The code below loads in the text pairs as a list, [Tibetan, English].

In [None]:
text_file = pathlib.Path('/data/training-batches/training-batch-1.txt')

with open(text_file) as f:
    lines = f.read().split("\n")[:-1]
text_pairs = []
for line in lines:
    try:
        tib, eng = line.split(",")[:2]
        eng = eng.lower()
        text_pairs.append([tib, eng])
    except:
        pass

### Tokenize the Text Pairs

Below, I've used NLLB's pretrained tokenizers to tokenize the data.

In [None]:
max_length = 128  # token sequences will be truncated
tokenizer = AutoTokenizer.from_pretrained("facebook/nllb-200-distilled-600M")

In [None]:
tokenizer.src_lang = 'bo'
x = [tokenizer(pair[0], return_tensors='pt', padding=True, truncation=True, max_length=max_length) for pair in text_pairs]

In [None]:
tokenizer.src_lang = 'eng_Latn'
y = [tokenizer(pair[1], return_tensors='pt', padding=True, truncation=True, max_length=max_length) for pair in text_pairs]

In [None]:
def batch_data(x, y, batch_size):
    num_batches = len(x) //batch_size
    # Calculate the remainder for uneven division
    remainder = len(x) % batch_size
    # Initialize the starting index for slicing
    start = 0
    # Initialize the list to store sublists
    batches = []
    
    # Iterate through each sublist
    for i in range(num_batches):
        # Calculate the end index for slicing
        end = start + batch_size + (1 if i < remainder else 0)
        # Append the sublist to the result
        batches.append([x[start:end], y[start:end]])
        # Update the starting index for the next sublist
        start = end
    
    return batches

## Training the Model

### Pre-Trained Model
Here, I've downloaded the pre-trained NLLB model.

In [6]:
model = AutoModelForSeq2SeqLM.from_pretrained("facebook/nllb-200-distilled-600M")



### Optimizer

Below, I've selected the Adafactor optimizer for training.
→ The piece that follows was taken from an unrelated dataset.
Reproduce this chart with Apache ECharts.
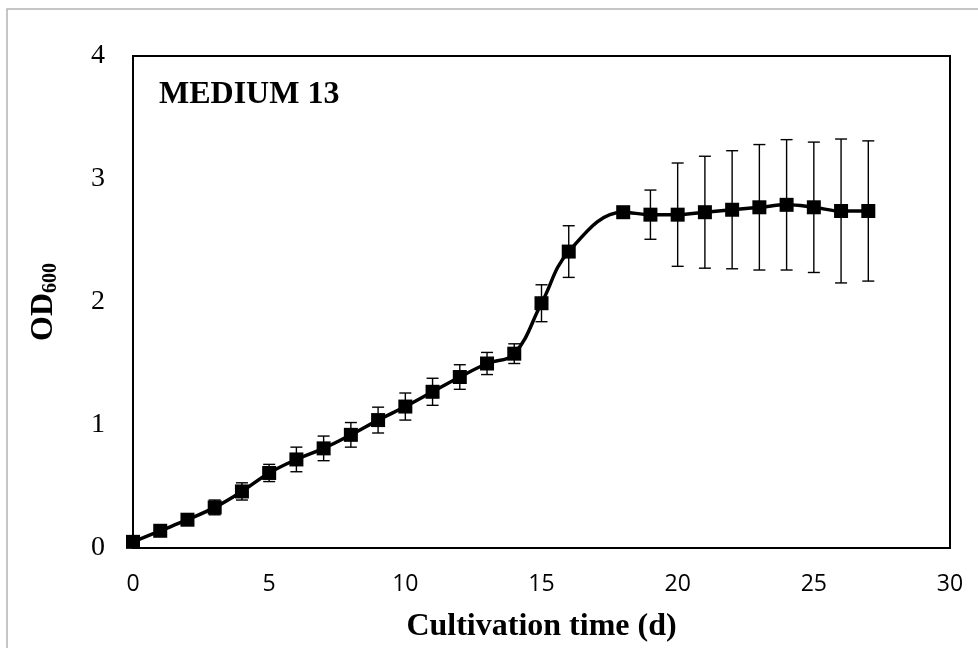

The values passed to the optimizer are taken from the tutorial mentioned above and are arbitrary.

In [7]:
optimizer = Adafactor(
    [p for p in model.parameters() if p.requires_grad],
    scale_parameter=False,
    relative_step=False,
    lr=1e-4,
    clip_threshold=1.0,
    weight_decay=1e-3,
)
scheduler = get_constant_schedule_with_warmup(optimizer, num_warmup_steps=1000)

In [None]:
batch_size = 16
training_steps = 10000  # Set a large number of steps,
# and then just interrupt the training manually
losses = []  # with this list, I do very simple tracking of average loss
MODEL_SAVE_PATH = 'nllb'

In [12]:
def train(x, y, batch_size, optimizer):

    loss = None

    losses = []

    tq = trange(len(losses), training_steps)

    #batch the data
    batches = batch_data(x, y, batch_size)

    for i in tq:
            
        for batch in batches:
            
            x = batch[0]
            y = batch[1]

            # -100 is a magic value ignored in the loss function
            # because we don't want the model to learn to predict padding ids
            y.input_ids[y.input_ids == tokenizer.pad_token_id] = -100

            loss = model(**x, labels=y.input_ids).loss
            loss.backward()
            losses.append(loss.item())

            optimizer.step()
            optimizer.zero_grad(set_to_none=True)
            scheduler.step()

        if i % 1000 == 0:
            # each 1000 steps, I report average loss at these steps
            print(i, np.mean(losses[-1000:]))

        if i % 1000 == 0 and i > 0:
            model.save_pretrained(MODEL_SAVE_PATH + str(i))

    return losses